Scan the material that follows. Copy every line containing the word "this".

**** RECORDS TO PROCESS ****

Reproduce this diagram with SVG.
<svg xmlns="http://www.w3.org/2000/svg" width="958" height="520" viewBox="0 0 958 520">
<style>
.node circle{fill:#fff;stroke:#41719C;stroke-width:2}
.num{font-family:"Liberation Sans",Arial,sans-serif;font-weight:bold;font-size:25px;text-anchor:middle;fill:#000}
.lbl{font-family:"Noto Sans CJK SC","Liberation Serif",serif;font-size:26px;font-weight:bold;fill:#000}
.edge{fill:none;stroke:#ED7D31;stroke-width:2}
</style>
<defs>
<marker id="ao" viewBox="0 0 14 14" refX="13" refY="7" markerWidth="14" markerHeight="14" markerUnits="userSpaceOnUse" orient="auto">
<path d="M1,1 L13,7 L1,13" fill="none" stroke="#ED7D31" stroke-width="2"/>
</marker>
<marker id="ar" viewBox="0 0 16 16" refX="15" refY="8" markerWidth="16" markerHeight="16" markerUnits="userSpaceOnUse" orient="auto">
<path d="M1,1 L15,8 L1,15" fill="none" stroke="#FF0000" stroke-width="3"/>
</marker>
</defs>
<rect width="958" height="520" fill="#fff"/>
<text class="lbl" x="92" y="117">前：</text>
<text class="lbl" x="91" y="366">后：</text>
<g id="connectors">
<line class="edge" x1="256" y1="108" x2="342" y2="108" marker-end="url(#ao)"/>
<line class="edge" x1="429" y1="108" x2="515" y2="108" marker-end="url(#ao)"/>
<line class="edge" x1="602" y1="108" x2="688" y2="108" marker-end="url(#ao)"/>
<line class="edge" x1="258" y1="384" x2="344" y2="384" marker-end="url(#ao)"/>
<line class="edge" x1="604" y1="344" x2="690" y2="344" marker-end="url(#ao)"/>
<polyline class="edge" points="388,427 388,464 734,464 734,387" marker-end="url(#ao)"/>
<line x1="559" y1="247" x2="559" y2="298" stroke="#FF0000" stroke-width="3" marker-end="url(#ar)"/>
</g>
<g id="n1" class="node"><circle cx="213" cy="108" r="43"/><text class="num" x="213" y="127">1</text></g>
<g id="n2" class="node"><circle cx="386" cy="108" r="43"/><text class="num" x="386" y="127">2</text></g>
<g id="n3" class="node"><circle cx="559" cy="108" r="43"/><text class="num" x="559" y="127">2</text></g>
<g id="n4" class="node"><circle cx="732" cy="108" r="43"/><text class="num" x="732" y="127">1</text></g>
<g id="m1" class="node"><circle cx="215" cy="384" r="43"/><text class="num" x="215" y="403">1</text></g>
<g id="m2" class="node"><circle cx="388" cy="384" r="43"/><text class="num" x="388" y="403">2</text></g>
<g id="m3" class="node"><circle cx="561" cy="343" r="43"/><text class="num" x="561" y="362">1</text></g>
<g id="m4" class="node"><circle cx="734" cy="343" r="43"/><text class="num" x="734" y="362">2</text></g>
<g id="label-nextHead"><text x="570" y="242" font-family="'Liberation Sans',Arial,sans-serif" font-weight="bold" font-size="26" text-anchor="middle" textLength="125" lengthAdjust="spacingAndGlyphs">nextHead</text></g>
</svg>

****
**** RECORDS TO PROCESS ****

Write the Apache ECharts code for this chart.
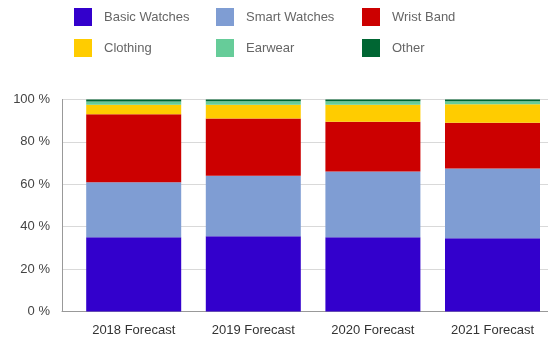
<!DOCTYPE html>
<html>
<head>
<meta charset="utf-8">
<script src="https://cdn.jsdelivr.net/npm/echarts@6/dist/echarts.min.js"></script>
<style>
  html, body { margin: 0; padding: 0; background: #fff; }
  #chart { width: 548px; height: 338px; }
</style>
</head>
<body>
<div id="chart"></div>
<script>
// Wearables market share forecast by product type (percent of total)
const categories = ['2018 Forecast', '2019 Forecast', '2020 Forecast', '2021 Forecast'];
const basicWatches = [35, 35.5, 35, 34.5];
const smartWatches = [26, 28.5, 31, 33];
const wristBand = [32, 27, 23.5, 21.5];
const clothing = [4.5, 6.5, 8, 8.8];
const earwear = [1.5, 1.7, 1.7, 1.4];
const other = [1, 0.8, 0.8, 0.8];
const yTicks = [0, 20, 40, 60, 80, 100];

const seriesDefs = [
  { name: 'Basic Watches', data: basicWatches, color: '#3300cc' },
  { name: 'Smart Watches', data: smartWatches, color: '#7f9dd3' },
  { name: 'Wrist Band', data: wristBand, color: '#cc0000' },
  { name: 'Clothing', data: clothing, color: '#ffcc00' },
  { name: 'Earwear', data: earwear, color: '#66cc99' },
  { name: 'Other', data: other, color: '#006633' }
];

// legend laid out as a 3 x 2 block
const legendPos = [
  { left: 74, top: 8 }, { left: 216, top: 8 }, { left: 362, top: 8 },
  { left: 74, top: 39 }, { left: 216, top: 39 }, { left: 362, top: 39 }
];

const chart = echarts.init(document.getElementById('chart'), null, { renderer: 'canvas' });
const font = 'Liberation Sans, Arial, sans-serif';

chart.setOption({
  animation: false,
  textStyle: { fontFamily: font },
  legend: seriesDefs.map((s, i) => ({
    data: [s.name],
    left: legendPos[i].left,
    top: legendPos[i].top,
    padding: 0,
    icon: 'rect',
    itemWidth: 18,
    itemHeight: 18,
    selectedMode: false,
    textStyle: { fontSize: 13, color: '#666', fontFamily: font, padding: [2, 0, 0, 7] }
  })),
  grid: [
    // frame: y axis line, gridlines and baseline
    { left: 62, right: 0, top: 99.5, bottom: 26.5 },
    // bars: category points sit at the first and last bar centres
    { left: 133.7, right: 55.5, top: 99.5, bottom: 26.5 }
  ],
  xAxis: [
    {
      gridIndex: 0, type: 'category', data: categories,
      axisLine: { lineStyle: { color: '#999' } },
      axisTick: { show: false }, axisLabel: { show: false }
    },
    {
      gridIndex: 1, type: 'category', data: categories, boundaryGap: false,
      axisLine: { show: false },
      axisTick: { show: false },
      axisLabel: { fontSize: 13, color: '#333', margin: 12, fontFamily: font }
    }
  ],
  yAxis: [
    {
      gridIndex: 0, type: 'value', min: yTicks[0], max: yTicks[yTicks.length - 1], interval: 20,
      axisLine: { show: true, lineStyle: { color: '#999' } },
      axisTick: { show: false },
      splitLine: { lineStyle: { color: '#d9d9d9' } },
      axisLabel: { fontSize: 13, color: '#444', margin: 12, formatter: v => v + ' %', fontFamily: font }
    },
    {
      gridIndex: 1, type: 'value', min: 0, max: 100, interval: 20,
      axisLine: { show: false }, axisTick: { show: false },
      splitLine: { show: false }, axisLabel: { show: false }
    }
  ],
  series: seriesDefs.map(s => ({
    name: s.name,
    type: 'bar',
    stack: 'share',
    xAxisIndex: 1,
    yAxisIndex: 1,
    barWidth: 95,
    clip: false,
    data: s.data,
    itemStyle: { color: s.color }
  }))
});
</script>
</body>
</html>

****
**** RECORDS TO PROCESS ****

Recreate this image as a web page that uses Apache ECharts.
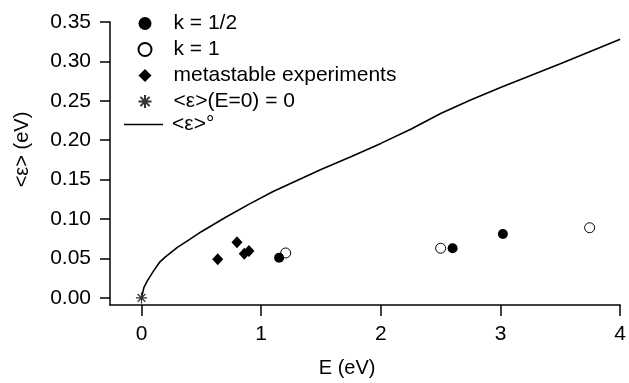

****

EXERCISE RESULT:
Reproduce this diagram with SVG.
Write the Apache ECharts code for this chart.
Recreate this image as a web page that uses Apache ECharts.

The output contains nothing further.